Data provided:
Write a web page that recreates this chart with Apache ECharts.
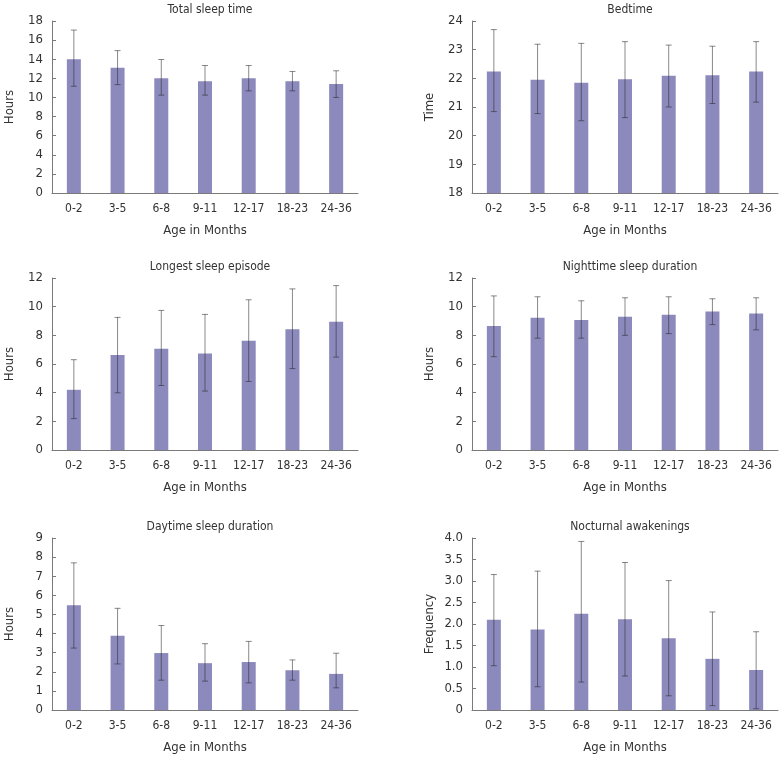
<!DOCTYPE html>
<html>
<head>
<meta charset="utf-8">
<script src="https://cdn.jsdelivr.net/npm/echarts@6/dist/echarts.min.js"></script>
<style>
    html, body { margin: 0; padding: 0; background: #fff; }
    #sleepChart { width: 781px; height: 757px; }
</style>
</head>
<body>
<div id="sleepChart"></div>
<script>
var ageGroups = ['0-2', '3-5', '6-8', '9-11', '12-17', '18-23', '24-36'];

// 각 패널: 평균(막대), 오차막대 아래/위 끝
var totalSleepMean = [14.0, 13.1, 12.0, 11.7, 12.0, 11.7, 11.4];
var totalSleepLow = [11.17, 11.34, 10.24, 10.24, 10.69, 10.69, 10.0];
var totalSleepHigh = [17.05, 14.9, 13.97, 13.34, 13.34, 12.72, 12.79];

var bedtimeMean = [22.24, 21.95, 21.85, 21.97, 22.09, 22.11, 22.24];
var bedtimeLow = [20.84, 20.77, 20.52, 20.63, 21.0, 21.12, 21.17];
var bedtimeHigh = [23.70, 23.19, 23.22, 23.28, 23.16, 23.12, 23.28];

var longestMean = [4.2, 6.62, 7.06, 6.74, 7.62, 8.42, 8.95];
var longestLow = [2.19, 3.99, 4.5, 4.11, 4.78, 5.68, 6.48];
var longestHigh = [6.30, 9.25, 9.74, 9.46, 10.48, 11.24, 11.47];

var nightMean = [8.65, 9.23, 9.07, 9.3, 9.44, 9.67, 9.53];
var nightLow = [6.51, 7.8, 7.8, 8.0, 8.12, 8.75, 8.38];
var nightHigh = [10.75, 10.69, 10.41, 10.62, 10.69, 10.55, 10.62];

var daytimeMean = [5.48, 3.88, 2.98, 2.45, 2.51, 2.08, 1.89];
var daytimeLow = [3.24, 2.41, 1.56, 1.51, 1.42, 1.56, 1.16];
var daytimeHigh = [7.70, 5.32, 4.42, 3.47, 3.59, 2.62, 2.97];

var awakeMean = [2.10, 1.87, 2.24, 2.11, 1.67, 1.19, 0.93];
var awakeLow = [1.03, 0.54, 0.65, 0.79, 0.33, 0.10, 0.03];
var awakeHigh = [3.15, 3.23, 3.92, 3.43, 3.01, 2.28, 1.82];

var panels = [
    {title: 'Total sleep time', yName: 'Hours', min: 0, max: 18, interval: 2, mean: totalSleepMean, low: totalSleepLow, high: totalSleepHigh},
    {title: 'Bedtime', yName: 'Time', min: 18, max: 24, interval: 1, mean: bedtimeMean, low: bedtimeLow, high: bedtimeHigh},
    {title: 'Longest sleep episode', yName: 'Hours', min: 0, max: 12, interval: 2, mean: longestMean, low: longestLow, high: longestHigh},
    {title: 'Nighttime sleep duration', yName: 'Hours', min: 0, max: 12, interval: 2, mean: nightMean, low: nightLow, high: nightHigh},
    {title: 'Daytime sleep duration', yName: 'Hours', min: 0, max: 9, interval: 1, mean: daytimeMean, low: daytimeLow, high: daytimeHigh},
    {title: 'Nocturnal awakenings', yName: 'Frequency', min: 0, max: 4, interval: 0.5, mean: awakeMean, low: awakeLow, high: awakeHigh, decimals: 1}
];

// 격자 위치 (좌, 상)
var gridLefts = [52, 472];
var gridTops = [21, 278, 538];
var gridWidth = 306;
var gridHeight = 172;

var fontName = '"Liberation Sans Narrow", "DejaVu Sans Condensed", "Liberation Sans", sans-serif';
var axisColor = '#7a7a7a';
var textColor = '#333';
var barColor = '#8c89bd';

// 오차막대 그리기
function renderErrorBar(params, api) {
    var lowPt = api.coord([api.value(0), api.value(1)]);
    var highPt = api.coord([api.value(0), api.value(2)]);
    var cap = 3;
    var style = {stroke: 'rgba(40,40,40,0.55)', lineWidth: 1};
    return {
        type: 'group',
        children: [
            {type: 'line', shape: {x1: highPt[0], y1: highPt[1], x2: lowPt[0], y2: lowPt[1]}, style: style},
            {type: 'line', shape: {x1: highPt[0] - cap, y1: highPt[1], x2: highPt[0] + cap, y2: highPt[1]}, style: style},
            {type: 'line', shape: {x1: lowPt[0] - cap, y1: lowPt[1], x2: lowPt[0] + cap, y2: lowPt[1]}, style: style}
        ]
    };
}

function buildOption() {
    var option = {
        animation: false,
        backgroundColor: '#fff',
        textStyle: {fontFamily: fontName},
        title: [], grid: [], xAxis: [], yAxis: [], series: []
    };
    panels.forEach(function (p, i) {
        var left = gridLefts[i % 2];
        var top = gridTops[Math.floor(i / 2)];
        option.grid.push({left: left, top: top, width: gridWidth, height: gridHeight});
        option.title.push({
            text: p.title,
            left: left + gridWidth / 2,
            top: top - 22,
            textAlign: 'center',
            textStyle: {fontFamily: fontName, fontSize: 12, fontWeight: 'normal', color: textColor}
        });
        option.xAxis.push({
            type: 'category',
            gridIndex: i,
            data: ageGroups,
            name: 'Age in Months',
            nameLocation: 'middle',
            nameGap: 31,
            nameTextStyle: {fontFamily: fontName, fontSize: 13, color: textColor},
            axisLine: {lineStyle: {color: axisColor}},
            axisTick: {inside: true, length: 4, lineStyle: {color: axisColor}},
            axisLabel: {margin: 10, fontFamily: fontName, fontSize: 12, color: textColor}
        });
        option.yAxis.push({
            type: 'value',
            gridIndex: i,
            min: p.min,
            max: p.max,
            interval: p.interval,
            name: p.yName,
            nameLocation: 'middle',
            nameGap: 36,
            nameTextStyle: {fontFamily: fontName, fontSize: 13, color: textColor},
            splitLine: {show: false},
            axisLine: {show: true, lineStyle: {color: axisColor}},
            axisTick: {show: true, inside: true, length: 4, lineStyle: {color: axisColor}},
            axisLabel: {
                margin: 9, fontFamily: fontName, fontSize: 13, color: textColor,
                formatter: function (v) {
                    if (p.decimals && v !== 0) {
                        return v.toFixed(p.decimals);
                    }
                    return String(v);
                }
            }
        });
        option.series.push({
            type: 'bar',
            xAxisIndex: i,
            yAxisIndex: i,
            barWidth: 14,
            itemStyle: {color: barColor},
            data: p.mean
        });
        var errData = [];
        for (var k = 0; k < ageGroups.length; k++) {
            errData.push([k, p.low[k], p.high[k]]);
        }
        option.series.push({
            type: 'custom',
            xAxisIndex: i,
            yAxisIndex: i,
            renderItem: renderErrorBar,
            encode: {x: 0, y: [1, 2]},
            data: errData,
            z: 5
        });
    });
    return option;
}

var sleepChart = echarts.init(document.getElementById('sleepChart'));
sleepChart.setOption(buildOption());
</script>
</body>
</html>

Directions for this task: Restate the material word for word from its first line through the line containing "['0-2', '3-5', '6-8', '9-11', '12-17', '18-23', '24-36'];", both included; the pictures do not belong in it.

Response:
Write a web page that recreates this chart with Apache ECharts.
<!DOCTYPE html>
<html>
<head>
<meta charset="utf-8">
<script src="https://cdn.jsdelivr.net/npm/echarts@6/dist/echarts.min.js"></script>
<style>
    html, body { margin: 0; padding: 0; background: #fff; }
    #sleepChart { width: 781px; height: 757px; }
</style>
</head>
<body>
<div id="sleepChart"></div>
<script>
var ageGroups = ['0-2', '3-5', '6-8', '9-11', '12-17', '18-23', '24-36'];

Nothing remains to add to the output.